The Trail then leads into the forest reserve Rog and at the edge of Virgin Forest Rajhenavski Rog. The latter was also considered for inclusion in the 2017 nomination dossier as part of the extension of the World Heritage properts Ancient and Primeval Beech Forests of the Carpathians and Other Regions of Europe. However, due to its smaller size it was decided that Virgin Forest Krokar should be inscribed instead. The virgin forests are strictly protected and no entry into them is allowed. The Trail thus circles around the forest reserve, however the experience of the wild beauty of the area is unhindered as the virgin forest remnant is situated within a larger forest reserve where no forestry or other interventions are allowed. Therefore, the hike along this part of the trail requires clambering over countless fallen trees, massive snaking roots, and moss-covered limestone outcrops. The experience of the primeval Illyric beech forest for a visitor is thus much more visceral here than it is at Krokar forest reserve.
The last hiking day slowly brings you out of the forests and back into the civilisation. The Trail passes another small forest reserve – Prelesnikova koliševka, which offers a glimpse into a special world of a karst freezing depression, which affects the vegetation composition and allows for a natural spruce forest which would not be naturally found at such an altitude otherwise.

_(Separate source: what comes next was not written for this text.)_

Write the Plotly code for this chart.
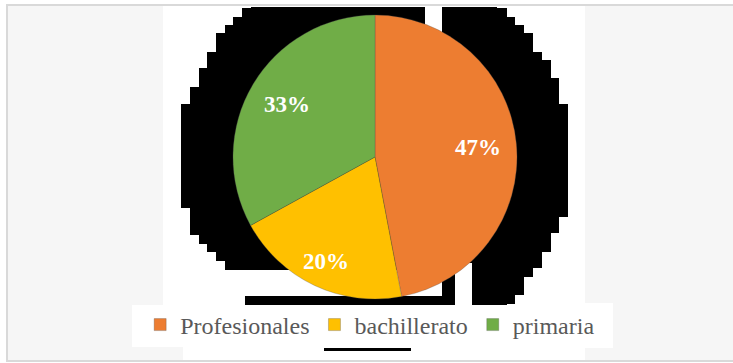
import math
import plotly.graph_objects as go

labels = ["Profesionales", "bachillerato", "primaria"]
values = [47, 20, 33]
colors = ["#ED7D31", "#FFC000", "#70AD47"]

W, H = 733, 363
SERIF = "Times New Roman, Liberation Serif, serif"

def px(x):
    return x / W

def py(y):
    return 1 - y / H

def rect(x0, y0, x1, y1, color):
    return dict(type="rect", xref="paper", yref="paper", x0=px(x0), x1=px(x1),
                y0=py(y1), y1=py(y0), fillcolor=color, line=dict(width=0), layer="below")

# decorative black backdrop outline (pixel coords)
outline = [(251, 7), (497, 7), (497, 8), (507, 8), (507, 17), (515, 17), (515, 25), (524, 25),
           (524, 33), (533, 33), (533, 52), (542, 52), (542, 60), (551, 60), (551, 78), (559, 78),
           (559, 104), (568, 104), (568, 217), (559, 217), (559, 233), (551, 233), (551, 252),
           (542, 252), (542, 268), (533, 268), (533, 277), (524, 277), (524, 295), (515, 295),
           (515, 304), (507, 304), (507, 305), (245, 305), (245, 296), (225, 296), (225, 261),
           (216, 261), (216, 252), (207, 252), (207, 244), (199, 244), (199, 235), (190, 235),
           (190, 208), (181, 208), (181, 104), (190, 104), (190, 87), (199, 87), (199, 68),
           (207, 68), (207, 52), (216, 52), (216, 33), (225, 33), (225, 25), (233, 25), (233, 17),
           (242, 17), (242, 8), (251, 8)]
path = "M " + " L ".join(f"{px(x):.5f},{py(y):.5f}" for x, y in outline) + " Z"

hatch = "#f6f6f6"
shapes = [
    rect(8, 6, 163, 305, hatch), rect(8, 305, 132, 347, hatch), rect(8, 347, 183, 361, hatch),
    rect(585, 6, 733, 303, hatch), rect(613, 303, 733, 348, hatch), rect(585, 348, 733, 361, hatch),
    dict(type="path", xref="paper", yref="paper", path=path, fillcolor="black",
         line=dict(width=0), layer="below"),
    rect(425, 6, 442, 60, "white"),
    rect(225, 270, 442, 296, "white"),
    rect(455, 263, 472, 306, "white"),
    rect(324, 348, 411, 351, "black"),
    # frame
    rect(6, 4, 733, 6, "#d9d9d9"),
    rect(6, 4, 8, 362, "#d9d9d9"),
    rect(6, 360, 733, 362, "#d9d9d9"),
]

cx, cy, r = 375, 157, 142
fig = go.Figure(go.Pie(
    labels=labels, values=values, sort=False, direction="clockwise", rotation=0,
    marker=dict(colors=colors, line=dict(color="rgba(80,80,80,0.5)", width=0.6)),
    textinfo="none",
    domain=dict(x=[px(cx - r), px(cx + r)], y=[py(cy + r), py(cy - r)]),
    hoverinfo="skip",
))

# data labels placed along each slice's mid-angle (Excel-style placement)
label_radius = [0.73, 0.81, 0.72]
total = sum(values)
cum = 0
annotations = []
for v, f in zip(values, label_radius):
    mid = (cum + v / 2) / total * 2 * math.pi
    cum += v
    lx = cx + f * r * math.sin(mid)
    ly = cy - f * r * math.cos(mid)
    annotations.append(dict(x=px(lx), y=py(ly), xref="paper", yref="paper",
                            xanchor="center", yanchor="middle",
                            text=f"{round(v / total * 100)}%", showarrow=False,
                            font=dict(family=SERIF, size=23, color="white", weight="bold")))

fig.update_layout(
    width=W, height=H, margin=dict(l=0, r=0, t=0, b=0),
    paper_bgcolor="white", plot_bgcolor="white",
    shapes=shapes, annotations=annotations,
    showlegend=True,
    legend=dict(orientation="h", x=0.505, xanchor="center", y=py(325), yanchor="middle",
                font=dict(family=SERIF, size=24, color="#595959"),
                bgcolor="rgba(0,0,0,0)", itemwidth=30, tracegroupgap=0),
)

fig.write_html("out.html")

Further along the Trail there is another brush with history, more recent and more unpleasant, however for the same reason that much more important to be remembered. The Kočevski Rog was the stronghold of the partisan (guerilla) forces during the World War II and following the end of the war the place of mass shooting and disposal of the people who supported the losing side during the war. Hundreds of people lost their lives in these forests and were disposed of in the depressions, caves and abysses, with many still undiscovered. These events are recent enough to be influential in current politics still.
The final stretch offers a glimpse into the destructive forces of nature. The forests in vicinity of Kočevje which were ravaged by windbreaks and bark beetle outbreaks in recent years to such an extent that often entirely open spaces replaced forests. The areas are left to natural regeneration under the care of foresters to allow the forests to regrow without much additional planting.
While the entire Roška Trail offers great insights into both natural, cultural, and historical heritage of the area, it is also long enough that only truly dedicated visitors will undertake it. Nevertheless, individual sights and reserves along the way can also be visited in the form of day trips and can represent a great alternative to the more sensitive and less accessible forests, such as the Virgin Forest Krokar. Ultimately, the UNESCO-inscribed Krokar is a very small part of a truly extensive forest complex of Kočevsko region, which covers tens of thousands of hectares. The UNESCO recognition of the Outstanding Universal Value of Krokar is by extension the recognition of the excellence in the forestry management in Slovenia as a whole. Slovenian foresters recognised the value of primeval forest remnants and ensured their protection, while managing the rests of the forests in a close-to-nature way, which now allows both biodiversity protection and exploitation in a sustainable way in all Slovenian forests. Therefore, sometimes visiting even some of the forest reserves without the UNESCO brand can provide a fully rewarding experience, without needlessly endagering the sensitive forest ecosystems.